Emine Erdoğan, çocukların, geleceğin ekildiği toprak gibi olduğunu vurgulayarak, "İleriye dair kurduğumuz her hayal çocuklarla filizlenir. Birçok yerde zikrettiğim önemli bir ifade var. Çocuklar bugünkü nüfusun üçte birini geleceğin ise tamamını oluşturur. Üstelik bu gelecek yalnızca bir toplumun, bir ülkenin değil tüm insanlığın ortak geleceğidir. Dolayısıyla dünya çocuklarının mevcut durumuna bakarak dünyanın geleceğine dair bir okuma yapabiliriz. Peki, bugün karşımızdaki tabloya bakarak hangi birimiz bizi iyi bir geleceğin beklediğini düşünebilir ki?" diye konuştu.
'GAZZE'DE, AİLESİNİ KAYBEDEN ÇOCUK SAYISININ EN AZ 17 BİN OLDUĞU DÜŞÜNÜLÜYOR'
Dünyada yaşanan savaş, çatışma, açlık gibi tüm olumsuz koşulların bedelini herkesten önce çocukların ödediğini kaydeden Emine Erdoğan, "Bu bedellerin belki de en ağırı olarak milyonlarca çocuk korunmaya muhtaç olduğu dönemde ailesini, yuvasını kaybederek zorlu hayat koşulları karşısında kimsesiz kalıyor. Bugün dünya genelinde yerinden edilmiş çocuk sayısı 4 milyona ulaşmış durumda.
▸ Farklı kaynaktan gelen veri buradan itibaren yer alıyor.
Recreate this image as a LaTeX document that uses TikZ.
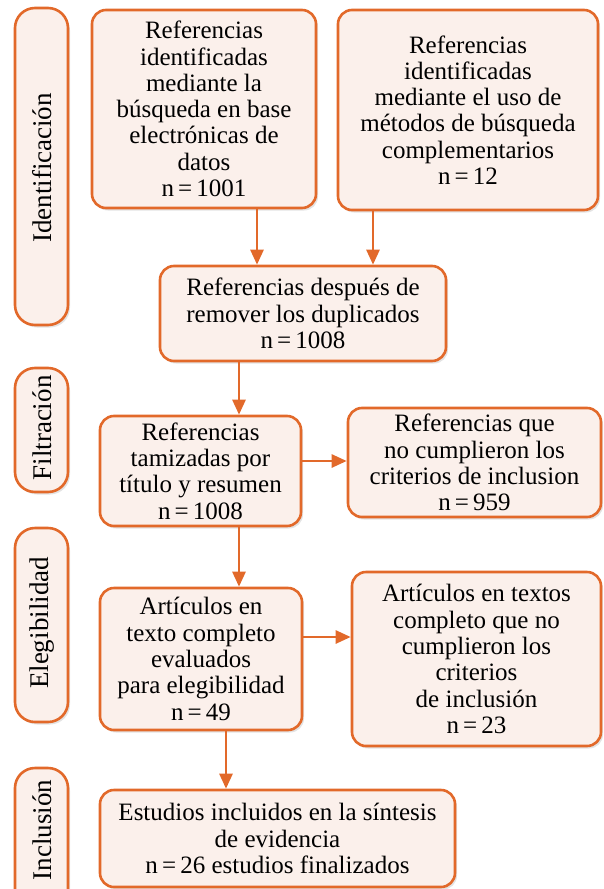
\documentclass[tikz,border=0pt]{standalone}
\usepackage{fontspec}
\setmainfont{Liberation Serif}
\usetikzlibrary{arrows.meta,shadows}
\definecolor{orng}{HTML}{E2692A}
\definecolor{boxfill}{HTML}{FBF0EB}
\tikzset{
  box/.style={draw=orng, line width=2.6pt, fill=boxfill, rounded corners=14pt,
    inner sep=0pt, align=center, font=\fontsize{25}{26.3}\selectfont,
    drop shadow={opacity=0.22, shadow xshift=2pt, shadow yshift=-2.5pt}},
  side/.style={draw=orng, line width=2.6pt, fill=boxfill, rounded corners=20pt,
    drop shadow={opacity=0.22, shadow xshift=2pt, shadow yshift=-2.5pt}},
  sidelabel/.style={rotate=90, font=\fontsize{27}{30}\selectfont, inner sep=0pt},
  arr/.style={draw=orng, line width=2.6pt, -{Triangle[width=13pt,length=15pt]}}
}
\newcommand{\eqn}{\,=\,}
\begin{document}
\begin{tikzpicture}[x=1pt,y=-1pt]
\useasboundingbox (0,0) rectangle (603,889);
\begin{scope}
\clip (0,0) rectangle (603,889);
% side boxes
\path[side] (15,8) rectangle (68,325);
\node[sidelabel] (s1) at (42,168) {Identificación};
\path[side] (15,368) rectangle (68,492);
\node[sidelabel] (s2) at (42,428) {Filtración};
\path[side] (15,528) rectangle (68,722);
\node[sidelabel] (s3) at (42,623) {Elegibilidad};
\path[side] (15,768) rectangle (68,910);
\node[sidelabel] (s4) at (42,830) {Inclusión};
% main boxes
\node[box, minimum width=224pt, minimum height=198pt] (A) at (204,109)
  {Referencias\\identificadas\\mediante la\\búsqueda en base\\electrónicas de\\datos\\n\eqn1001};
\node[box, minimum width=260pt, minimum height=200pt] (B) at (468,110)
  {Referencias\\identificadas\\mediante el uso de\\métodos de búsqueda\\complementarios\\n\eqn12};
\node[box, minimum width=286pt, minimum height=95pt] (C) at (303,313.5)
  {Referencias después de\\remover los duplicados\\n\eqn1008};
\node[box, minimum width=201pt, minimum height=110pt] (D) at (200.5,471)
  {Referencias\\tamizadas por\\título y resumen\\n\eqn1008};
\node[box, minimum width=253pt, minimum height=109pt] (E) at (474.5,462.5)
  {Referencias que\\no cumplieron los\\criterios de inclusion\\n\eqn959};
\node[box, minimum width=202pt, minimum height=142pt] (F) at (201,659)
  {Artículos en\\texto completo\\evaluados\\para elegibilidad\\n\eqn49};
\node[box, minimum width=249pt, minimum height=174pt] (G) at (476.5,659)
  {Artículos en textos\\completo que no\\cumplieron los\\criterios\\de inclusión\\n\eqn23};
\node[box, minimum width=355pt, minimum height=97pt] (H) at (277.5,838.5)
  {Estudios incluidos en la síntesis\\de evidencia\\n\eqn26 estudios finalizados};
\end{scope}
% arrows
\draw[arr] (A.south -| 257,0) -- (C.north -| 257,0);
\draw[arr] (B.south -| 373,0) -- (C.north -| 373,0);
\draw[arr] (C.south -| 239,0) -- (D.north -| 239,0);
\draw[arr] (D.east |- 0,461) -- (E.west |- 0,461);
\draw[arr] (D.south -| 239,0) -- (F.north -| 239,0);
\draw[arr] (F.east |- 0,637) -- (G.west |- 0,637);
\draw[arr] (F.south -| 226,0) -- (H.north -| 226,0);
\end{tikzpicture}
\end{document}
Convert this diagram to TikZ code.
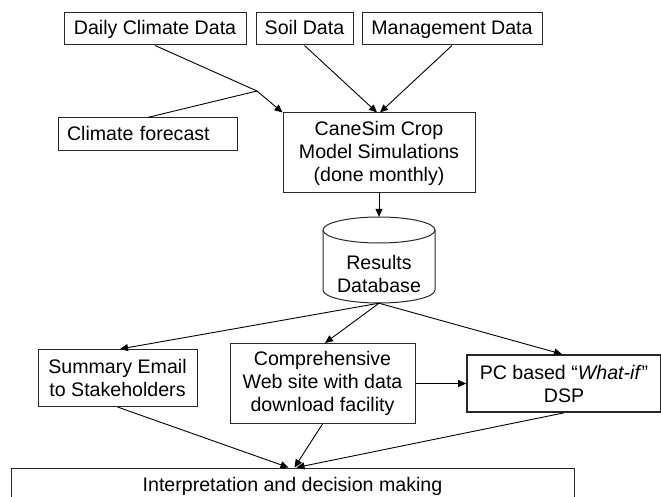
\documentclass[tikz,border=0pt]{standalone}
\usepackage{fontspec}
\setmainfont{Liberation Sans}
\usetikzlibrary{arrows.meta}
\definecolor{edge}{RGB}{40,40,40}
\begin{document}
\begin{tikzpicture}[x=1pt,y=-1pt,
  box/.style={draw=edge,line width=1pt,inner sep=0pt,align=center,
    font=\fontsize{19.6}{23}\selectfont},
  oneline/.style={text height=16pt,text depth=4pt},
  conn/.style={draw=black,line width=0.9pt},
  arr/.style={conn,-{Triangle[length=8pt,width=7pt]}}]
\useasboundingbox (0,0) rectangle (661,497);
\clip (0,0) rectangle (661,497);
\fill[white] (0,0) rectangle (661,497);
\node[box,oneline,minimum width=182pt,minimum height=32pt] (daily) at (155,29) {Daily Climate Data};
\node[box,oneline,minimum width=97pt,minimum height=32pt] (soil) at (304.5,29) {Soil Data};
\node[box,oneline,minimum width=180pt,minimum height=32pt] (mgmt) at (452,29) {Management Data};
\node[box,oneline,minimum height=33pt,text width=161pt,inner xsep=9pt,align=left] (fore) at (147.5,134.5) {Climate forecast};
\node[box,minimum width=192pt,minimum height=80pt] (cane) at (379,153) {CaneSim Crop\\Model Simulations\\(done monthly)};
% database cylinder
\node[inner sep=0pt,minimum width=112pt,minimum height=86pt] (db) at (379,260) {};
\draw[draw=edge,line width=1pt] (323,230) -- (323,290) arc[start angle=180,end angle=360,x radius=56,y radius=-13] -- (435,230);
\draw[draw=edge,line width=1pt] (379,230) ellipse[x radius=56,y radius=13];
\node[inner sep=0pt,align=center,font=\fontsize{19.6}{23}\selectfont] (dbt) at (379,274) {Results\\Database};
\node[box,minimum width=159pt,minimum height=57pt] (email) at (117.5,378) {Summary Email\\to Stakeholders};
\node[box,minimum width=185pt,minimum height=80pt] (web) at (322.5,383.5) {Comprehensive\\Web site with data\\download facility};
\node[box,line width=1.7pt,minimum width=194pt,minimum height=57pt] (pc) at (564,383.5) {PC based “\textit{What-if}”\\DSP};
\node[box,oneline,minimum width=563pt,minimum height=34pt] (interp) at (292.5,485) {Interpretation and decision making};
\coordinate (j) at (257,91);
% connectors
\draw[conn] (daily.south) -- (j);
\draw[conn] (fore.north) -- (j);
\draw[arr] (j) -- (cane.north west);
\draw[arr] (soil.south) -- ([xshift=-2pt]cane.north);
\draw[arr] (mgmt.south) -- ([xshift=1pt]cane.north);
\draw[arr] (cane.south) -- (db.north);
\draw[arr] (db.south) -- ([xshift=2.5pt]email.north);
\draw[arr] (db.south) -- ([xshift=2.5pt]web.north);
\draw[arr] (db.south) -- ([xshift=-2pt]pc.north);
\draw[arr] (web.east) -- (pc.west);
\draw[arr] (email.south) -- ([xshift=-4pt]interp.north);
\draw[arr] (web.south) -- ([xshift=2pt]interp.north);
\draw[arr] (pc.south) -- ([xshift=4pt]interp.north);
\end{tikzpicture}
\end{document}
Dahası yaklaşık 470 milyon çocuk şiddet tehdidi altında yaşıyor. Filistin'de yaşanan kıyım, başlı başına hepimizin daha adil ve yaşanabilir bir dünya umuduna karanlık bir gölge düşürüyor. Bugün Gazze'de refakatsiz kalan, ailesini kaybeden çocuk sayısının en az 17 bin olduğu düşünülüyor. Ailesinden hiçbir üyenin sağ kalmadığı ve yaralı olarak kurtarılan çocuk sayısı o kadar yüksek ki onlara özel bir tanım geliştirilmiş durumda. İsimleri yok, hepsi ailesi hayatta kalmayan yaralı çocuk. Oysa tıpkı tüm kimsesiz kalmış çocuklar gibi, savaş hayatlarını gölgelemeden önce onların da bir ismi, hayatı, ailesi, hayali vardı" ifadelerini kullandı.
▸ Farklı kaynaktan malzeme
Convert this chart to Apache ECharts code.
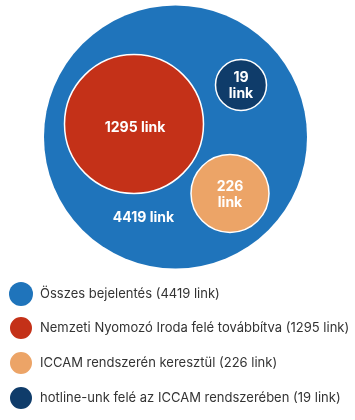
<!DOCTYPE html>
<html>
<head>
<meta charset="utf-8">
<script src="https://cdn.jsdelivr.net/npm/echarts@6/dist/echarts.min.js"></script>
<style>
  html, body { margin: 0; padding: 0; background: #fff; }
  #chart { width: 355px; height: 420px; }
</style>
</head>
<body>
<div id="chart"></div>
<script>
const names = [
  'Összes bejelentés (4419 link)',
  'Nemzeti Nyomozó Iroda felé továbbítva (1295 link)',
  'ICCAM rendszerén keresztül (226 link)',
  'hotline-unk felé az ICCAM rendszerében (19 link)'
];
const values = [4419, 1295, 226, 19];
const bubbleLabels = ['4419 link', '1295 link', '226\nlink', '19\nlink'];

// layout of the bubbles (pixel space of the chart), kept apart from the data
const centers = [[175.5, 137], [134, 124], [230, 193.5], [241, 85]];
const diameters = [263, 139, 78, 51];
const labelOffsets = [[-32, 81], [1, 4], [0, 1], [0, 1]];
const colors = ['#1f74bb', '#c43118', '#eca467', '#0f3c6a'];

const chart = echarts.init(document.getElementById('chart'));

const series = names.map((name, i) => ({
  name,
  type: 'scatter',
  symbol: 'circle',
  symbolSize: diameters[i],
  data: [[centers[i][0], centers[i][1], values[i]]],
  itemStyle: {
    color: colors[i],
    opacity: 1,
    borderColor: '#fff',
    borderWidth: i === 0 ? 0 : 1.5
  },
  label: {
    show: true,
    position: 'inside',
    offset: labelOffsets[i],
    formatter: () => bubbleLabels[i],
    color: '#fff',
    fontFamily: 'Inter, "Noto Sans", sans-serif',
    fontWeight: 'bold',
    fontSize: 14,
    lineHeight: 16
  },
  emphasis: { disabled: true },
  z: 2 + i
}));

chart.setOption({
  animation: false,
  grid: { left: 0, right: 0, top: 0, bottom: 0 },
  xAxis: { type: 'value', min: 0, max: 355, show: false },
  yAxis: { type: 'value', min: 0, max: 420, inverse: true, show: false },
  legend: {
    type: 'plain',
    orient: 'vertical',
    left: 3,
    top: 277,
    height: 140,
    itemWidth: 24,
    itemHeight: 24,
    itemGap: 9,
    icon: 'circle',
    data: names,
    textStyle: {
      color: '#333',
      fontFamily: 'Inter, "Noto Sans", sans-serif',
      fontSize: 13,
      padding: [0, 0, 0, 2]
    },
    selectedMode: false
  },
  series
});
</script>
</body>
</html>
Emine Erdoğan, kalıcı bir barış ve adaletin ancak dünyanın tüm çocuklarına adil bir gelecek vaat edildiğinde mümkün olduğuna inandığının altını çizerek, "Ukrayna'dan Yemen'e, Suriye'den Myanmar'a, dünyanın savaş ve açlıkla mücadele eden bütün yorgun çocuklarına, bu zulümlere şahit olan dünyanın tüm çocuklarına umut dolu bir gelecek bırakmak hepimizin ortak sorumluluğu. Aile, bu karanlık gelecek hikayesini değiştirebileceğimiz en önemli başlangıç noktamızdır. Bu çocuklar düştükleri yerden kalkacak kuvveti, sevgi ve güven merkezli bir aile ortamına kavuştuklarında bulacaklar" diye konuştu.
Koruyucu Ailelik Programı'nı anlatırken, sahile vurmuş denizyıldızlarını denize atan bir kızın hikayesine atıfta bulunan Emine Erdoğan, "Bizler, her birini tek tek denize atmaya çalışan o kızın inancını yüreğimizde taşımalıyız. Sahile vurmuş denizyıldızlarının çokluğuna değil her bir atışta kurtardığımız o hayatın değerine odaklanmalıyız. Ülkelerinizde koruyucu ailelik sistemini geliştirerek bu inancı somut bir eyleme dönüştürebilirsiniz. Bugün buradan yapılan gönül elçilerine yönelik küresel çağrıya ben de katılıyorum ve insanlığın geleceği olan çocuklarımızı korumak isteyen merhamet sahibi her ülkeyi koruyucu aileliği güçlendirmek üzere güç ve iş birliğine davet ediyorum. Gelin hep birlikte yaşadığımız dünyanın korumasız bir çocuğun gözündeki acı dolu yansımasını umuda döndürelim. Türkiye olarak biz bu alanda bilgi ve tecrübelerimizi ihtiyaç duyan tüm ülke ve kuruluşlarla paylaşmaya hazırız" değerlendirmesinde bulundu.
Emine Erdoğan, bu anlamda Özbekistan ve Azerbaycan'ın Türkiye'nin Aile ve Sosyal Hizmetler Bakanlığı ile iş birliği anlaşması imzalamasını memnuniyetle karşıladığını dile getirerek, sayılarının artması temennisinde bulundu.
UNICEF ile Türkiye arasında koruyucu ailelik konusunda başlatılan diyaloğun güçlenerek devam etmesini dileyen Emine Erdoğan, programda emeği geçen herkese şükranlarını sunarak konuşmasını sonlandırdı.
Emine Erdoğan'ın konuşmasının ardından sahnede aile fotoğrafı çekildi.